Short exercise: Reproduce the listing below word for word, with no pictures.

Dataset excerpt:
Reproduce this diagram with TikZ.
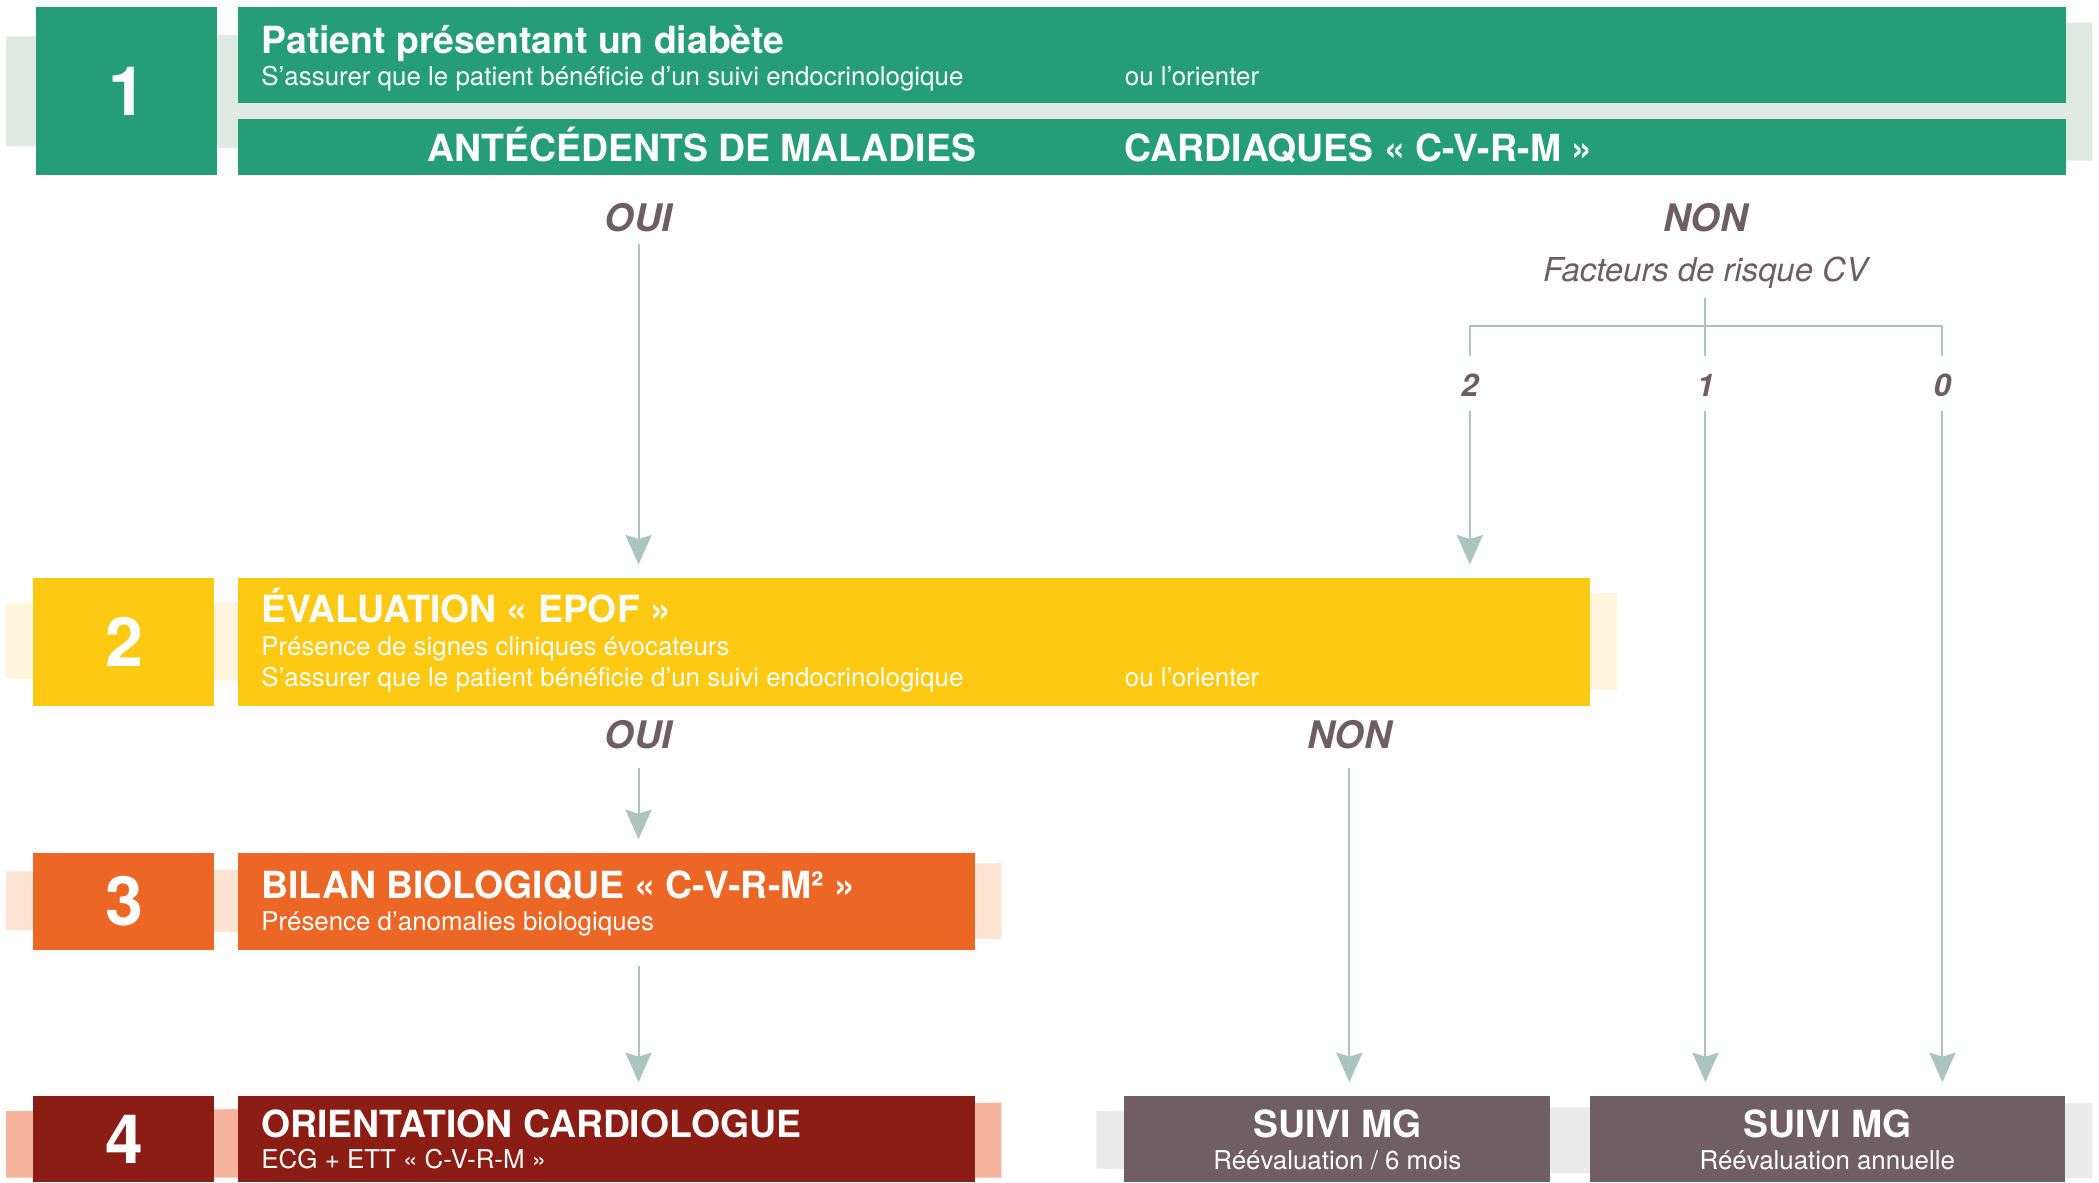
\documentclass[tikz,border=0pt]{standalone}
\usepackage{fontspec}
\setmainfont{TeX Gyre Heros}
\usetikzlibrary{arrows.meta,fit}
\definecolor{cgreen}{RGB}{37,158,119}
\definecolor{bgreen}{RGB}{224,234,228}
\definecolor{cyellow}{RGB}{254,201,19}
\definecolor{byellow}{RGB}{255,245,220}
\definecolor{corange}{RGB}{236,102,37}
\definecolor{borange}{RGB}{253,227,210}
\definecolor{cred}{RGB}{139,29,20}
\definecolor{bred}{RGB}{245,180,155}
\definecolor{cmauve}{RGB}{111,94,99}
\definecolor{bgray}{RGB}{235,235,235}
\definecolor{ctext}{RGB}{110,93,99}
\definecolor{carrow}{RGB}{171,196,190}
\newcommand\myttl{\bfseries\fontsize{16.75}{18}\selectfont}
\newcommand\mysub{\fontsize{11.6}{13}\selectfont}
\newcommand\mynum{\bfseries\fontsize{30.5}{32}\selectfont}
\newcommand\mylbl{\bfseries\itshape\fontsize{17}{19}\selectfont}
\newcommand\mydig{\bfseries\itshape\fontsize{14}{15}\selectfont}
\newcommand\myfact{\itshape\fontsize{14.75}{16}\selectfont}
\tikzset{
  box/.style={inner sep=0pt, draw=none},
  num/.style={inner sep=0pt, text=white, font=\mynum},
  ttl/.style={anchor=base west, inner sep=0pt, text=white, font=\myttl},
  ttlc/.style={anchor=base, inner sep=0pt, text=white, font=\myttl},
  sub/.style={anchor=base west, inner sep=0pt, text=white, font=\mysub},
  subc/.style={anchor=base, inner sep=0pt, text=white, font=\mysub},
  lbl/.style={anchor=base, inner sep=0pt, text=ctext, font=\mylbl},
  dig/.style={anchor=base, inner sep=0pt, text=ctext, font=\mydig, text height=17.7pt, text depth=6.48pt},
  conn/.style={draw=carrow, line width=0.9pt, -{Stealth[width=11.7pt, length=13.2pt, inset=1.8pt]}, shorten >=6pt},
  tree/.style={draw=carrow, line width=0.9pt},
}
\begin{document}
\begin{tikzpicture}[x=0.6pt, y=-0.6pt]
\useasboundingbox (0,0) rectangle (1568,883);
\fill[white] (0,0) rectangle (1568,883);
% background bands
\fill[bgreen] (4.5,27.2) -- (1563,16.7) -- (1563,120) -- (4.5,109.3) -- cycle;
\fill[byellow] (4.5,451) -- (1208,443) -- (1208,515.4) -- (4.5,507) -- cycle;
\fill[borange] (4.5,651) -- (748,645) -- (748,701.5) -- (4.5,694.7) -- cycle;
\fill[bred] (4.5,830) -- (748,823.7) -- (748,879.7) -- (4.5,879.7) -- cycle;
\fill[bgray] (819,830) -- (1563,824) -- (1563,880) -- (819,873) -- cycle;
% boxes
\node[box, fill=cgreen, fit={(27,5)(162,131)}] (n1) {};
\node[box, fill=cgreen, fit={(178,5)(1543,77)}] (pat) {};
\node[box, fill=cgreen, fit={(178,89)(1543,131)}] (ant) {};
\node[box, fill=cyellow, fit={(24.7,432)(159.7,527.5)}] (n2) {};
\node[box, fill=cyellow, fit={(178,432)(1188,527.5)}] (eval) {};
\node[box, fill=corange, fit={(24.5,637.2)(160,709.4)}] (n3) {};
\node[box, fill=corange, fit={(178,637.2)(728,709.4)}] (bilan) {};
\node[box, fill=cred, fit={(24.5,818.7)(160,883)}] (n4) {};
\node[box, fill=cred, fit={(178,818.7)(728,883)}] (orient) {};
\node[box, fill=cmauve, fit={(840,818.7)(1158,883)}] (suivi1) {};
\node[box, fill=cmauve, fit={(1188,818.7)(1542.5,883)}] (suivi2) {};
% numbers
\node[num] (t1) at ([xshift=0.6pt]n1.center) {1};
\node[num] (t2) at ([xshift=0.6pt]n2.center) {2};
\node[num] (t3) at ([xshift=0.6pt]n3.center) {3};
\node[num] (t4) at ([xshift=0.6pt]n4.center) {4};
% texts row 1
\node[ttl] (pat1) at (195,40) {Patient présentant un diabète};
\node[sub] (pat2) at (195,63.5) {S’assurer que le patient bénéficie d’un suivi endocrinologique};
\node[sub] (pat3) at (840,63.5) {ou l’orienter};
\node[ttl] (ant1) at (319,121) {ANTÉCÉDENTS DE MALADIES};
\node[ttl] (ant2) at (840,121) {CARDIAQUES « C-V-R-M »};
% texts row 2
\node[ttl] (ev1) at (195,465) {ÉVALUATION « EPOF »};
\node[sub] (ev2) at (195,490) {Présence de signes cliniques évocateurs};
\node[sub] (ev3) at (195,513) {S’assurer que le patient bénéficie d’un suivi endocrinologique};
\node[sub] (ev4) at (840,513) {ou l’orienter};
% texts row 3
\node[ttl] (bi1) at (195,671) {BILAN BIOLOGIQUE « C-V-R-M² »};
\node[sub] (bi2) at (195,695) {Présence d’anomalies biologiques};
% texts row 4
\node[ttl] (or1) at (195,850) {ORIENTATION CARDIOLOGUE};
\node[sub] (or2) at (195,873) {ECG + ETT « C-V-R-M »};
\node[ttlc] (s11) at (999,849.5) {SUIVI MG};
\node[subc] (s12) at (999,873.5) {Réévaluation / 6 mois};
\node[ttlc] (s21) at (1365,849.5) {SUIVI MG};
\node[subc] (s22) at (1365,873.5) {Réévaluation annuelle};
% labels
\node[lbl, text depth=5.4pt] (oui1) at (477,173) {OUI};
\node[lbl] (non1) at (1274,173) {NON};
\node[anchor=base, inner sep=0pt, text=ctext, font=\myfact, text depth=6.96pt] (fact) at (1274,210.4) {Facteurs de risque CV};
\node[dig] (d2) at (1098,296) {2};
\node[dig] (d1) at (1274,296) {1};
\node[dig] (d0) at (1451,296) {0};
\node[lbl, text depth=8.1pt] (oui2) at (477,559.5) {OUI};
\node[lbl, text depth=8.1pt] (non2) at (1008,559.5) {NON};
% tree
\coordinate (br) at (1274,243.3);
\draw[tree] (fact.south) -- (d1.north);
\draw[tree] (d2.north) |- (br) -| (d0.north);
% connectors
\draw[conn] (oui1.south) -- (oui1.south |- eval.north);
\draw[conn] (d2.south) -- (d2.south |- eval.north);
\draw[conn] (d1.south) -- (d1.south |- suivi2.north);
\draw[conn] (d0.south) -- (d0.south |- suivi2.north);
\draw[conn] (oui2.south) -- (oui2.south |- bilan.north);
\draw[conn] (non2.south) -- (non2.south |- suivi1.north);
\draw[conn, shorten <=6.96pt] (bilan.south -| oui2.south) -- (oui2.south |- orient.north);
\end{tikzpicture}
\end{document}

The result:
Reproduce this diagram with TikZ.
\documentclass[tikz,border=0pt]{standalone}
\usepackage{fontspec}
\setmainfont{TeX Gyre Heros}
\usetikzlibrary{arrows.meta,fit}
\definecolor{cgreen}{RGB}{37,158,119}
\definecolor{bgreen}{RGB}{224,234,228}
\definecolor{cyellow}{RGB}{254,201,19}
\definecolor{byellow}{RGB}{255,245,220}
\definecolor{corange}{RGB}{236,102,37}
\definecolor{borange}{RGB}{253,227,210}
\definecolor{cred}{RGB}{139,29,20}
\definecolor{bred}{RGB}{245,180,155}
\definecolor{cmauve}{RGB}{111,94,99}
\definecolor{bgray}{RGB}{235,235,235}
\definecolor{ctext}{RGB}{110,93,99}
\definecolor{carrow}{RGB}{171,196,190}
\newcommand\myttl{\bfseries\fontsize{16.75}{18}\selectfont}
\newcommand\mysub{\fontsize{11.6}{13}\selectfont}
\newcommand\mynum{\bfseries\fontsize{30.5}{32}\selectfont}
\newcommand\mylbl{\bfseries\itshape\fontsize{17}{19}\selectfont}
\newcommand\mydig{\bfseries\itshape\fontsize{14}{15}\selectfont}
\newcommand\myfact{\itshape\fontsize{14.75}{16}\selectfont}
\tikzset{
  box/.style={inner sep=0pt, draw=none},
  num/.style={inner sep=0pt, text=white, font=\mynum},
  ttl/.style={anchor=base west, inner sep=0pt, text=white, font=\myttl},
  ttlc/.style={anchor=base, inner sep=0pt, text=white, font=\myttl},
  sub/.style={anchor=base west, inner sep=0pt, text=white, font=\mysub},
  subc/.style={anchor=base, inner sep=0pt, text=white, font=\mysub},
  lbl/.style={anchor=base, inner sep=0pt, text=ctext, font=\mylbl},
  dig/.style={anchor=base, inner sep=0pt, text=ctext, font=\mydig, text height=17.7pt, text depth=6.48pt},
  conn/.style={draw=carrow, line width=0.9pt, -{Stealth[width=11.7pt, length=13.2pt, inset=1.8pt]}, shorten >=6pt},
  tree/.style={draw=carrow, line width=0.9pt},
}
\begin{document}
\begin{tikzpicture}[x=0.6pt, y=-0.6pt]
\useasboundingbox (0,0) rectangle (1568,883);
\fill[white] (0,0) rectangle (1568,883);
% background bands
\fill[bgreen] (4.5,27.2) -- (1563,16.7) -- (1563,120) -- (4.5,109.3) -- cycle;
\fill[byellow] (4.5,451) -- (1208,443) -- (1208,515.4) -- (4.5,507) -- cycle;
\fill[borange] (4.5,651) -- (748,645) -- (748,701.5) -- (4.5,694.7) -- cycle;
\fill[bred] (4.5,830) -- (748,823.7) -- (748,879.7) -- (4.5,879.7) -- cycle;
\fill[bgray] (819,830) -- (1563,824) -- (1563,880) -- (819,873) -- cycle;
% boxes
\node[box, fill=cgreen, fit={(27,5)(162,131)}] (n1) {};
\node[box, fill=cgreen, fit={(178,5)(1543,77)}] (pat) {};
\node[box, fill=cgreen, fit={(178,89)(1543,131)}] (ant) {};
\node[box, fill=cyellow, fit={(24.7,432)(159.7,527.5)}] (n2) {};
\node[box, fill=cyellow, fit={(178,432)(1188,527.5)}] (eval) {};
\node[box, fill=corange, fit={(24.5,637.2)(160,709.4)}] (n3) {};
\node[box, fill=corange, fit={(178,637.2)(728,709.4)}] (bilan) {};
\node[box, fill=cred, fit={(24.5,818.7)(160,883)}] (n4) {};
\node[box, fill=cred, fit={(178,818.7)(728,883)}] (orient) {};
\node[box, fill=cmauve, fit={(840,818.7)(1158,883)}] (suivi1) {};
\node[box, fill=cmauve, fit={(1188,818.7)(1542.5,883)}] (suivi2) {};
% numbers
\node[num] (t1) at ([xshift=0.6pt]n1.center) {1};
\node[num] (t2) at ([xshift=0.6pt]n2.center) {2};
\node[num] (t3) at ([xshift=0.6pt]n3.center) {3};
\node[num] (t4) at ([xshift=0.6pt]n4.center) {4};
% texts row 1
\node[ttl] (pat1) at (195,40) {Patient présentant un diabète};
\node[sub] (pat2) at (195,63.5) {S’assurer que le patient bénéficie d’un suivi endocrinologique};
\node[sub] (pat3) at (840,63.5) {ou l’orienter};
\node[ttl] (ant1) at (319,121) {ANTÉCÉDENTS DE MALADIES};
\node[ttl] (ant2) at (840,121) {CARDIAQUES « C-V-R-M »};
% texts row 2
\node[ttl] (ev1) at (195,465) {ÉVALUATION « EPOF »};
\node[sub] (ev2) at (195,490) {Présence de signes cliniques évocateurs};
\node[sub] (ev3) at (195,513) {S’assurer que le patient bénéficie d’un suivi endocrinologique};
\node[sub] (ev4) at (840,513) {ou l’orienter};
% texts row 3
\node[ttl] (bi1) at (195,671) {BILAN BIOLOGIQUE « C-V-R-M² »};
\node[sub] (bi2) at (195,695) {Présence d’anomalies biologiques};
% texts row 4
\node[ttl] (or1) at (195,850) {ORIENTATION CARDIOLOGUE};
\node[sub] (or2) at (195,873) {ECG + ETT « C-V-R-M »};
\node[ttlc] (s11) at (999,849.5) {SUIVI MG};
\node[subc] (s12) at (999,873.5) {Réévaluation / 6 mois};
\node[ttlc] (s21) at (1365,849.5) {SUIVI MG};
\node[subc] (s22) at (1365,873.5) {Réévaluation annuelle};
% labels
\node[lbl, text depth=5.4pt] (oui1) at (477,173) {OUI};
\node[lbl] (non1) at (1274,173) {NON};
\node[anchor=base, inner sep=0pt, text=ctext, font=\myfact, text depth=6.96pt] (fact) at (1274,210.4) {Facteurs de risque CV};
\node[dig] (d2) at (1098,296) {2};
\node[dig] (d1) at (1274,296) {1};
\node[dig] (d0) at (1451,296) {0};
\node[lbl, text depth=8.1pt] (oui2) at (477,559.5) {OUI};
\node[lbl, text depth=8.1pt] (non2) at (1008,559.5) {NON};
% tree
\coordinate (br) at (1274,243.3);
\draw[tree] (fact.south) -- (d1.north);
\draw[tree] (d2.north) |- (br) -| (d0.north);
% connectors
\draw[conn] (oui1.south) -- (oui1.south |- eval.north);
\draw[conn] (d2.south) -- (d2.south |- eval.north);
\draw[conn] (d1.south) -- (d1.south |- suivi2.north);
\draw[conn] (d0.south) -- (d0.south |- suivi2.north);
\draw[conn] (oui2.south) -- (oui2.south |- bilan.north);
\draw[conn] (non2.south) -- (non2.south |- suivi1.north);
\draw[conn, shorten <=6.96pt] (bilan.south -| oui2.south) -- (oui2.south |- orient.north);
\end{tikzpicture}
\end{document}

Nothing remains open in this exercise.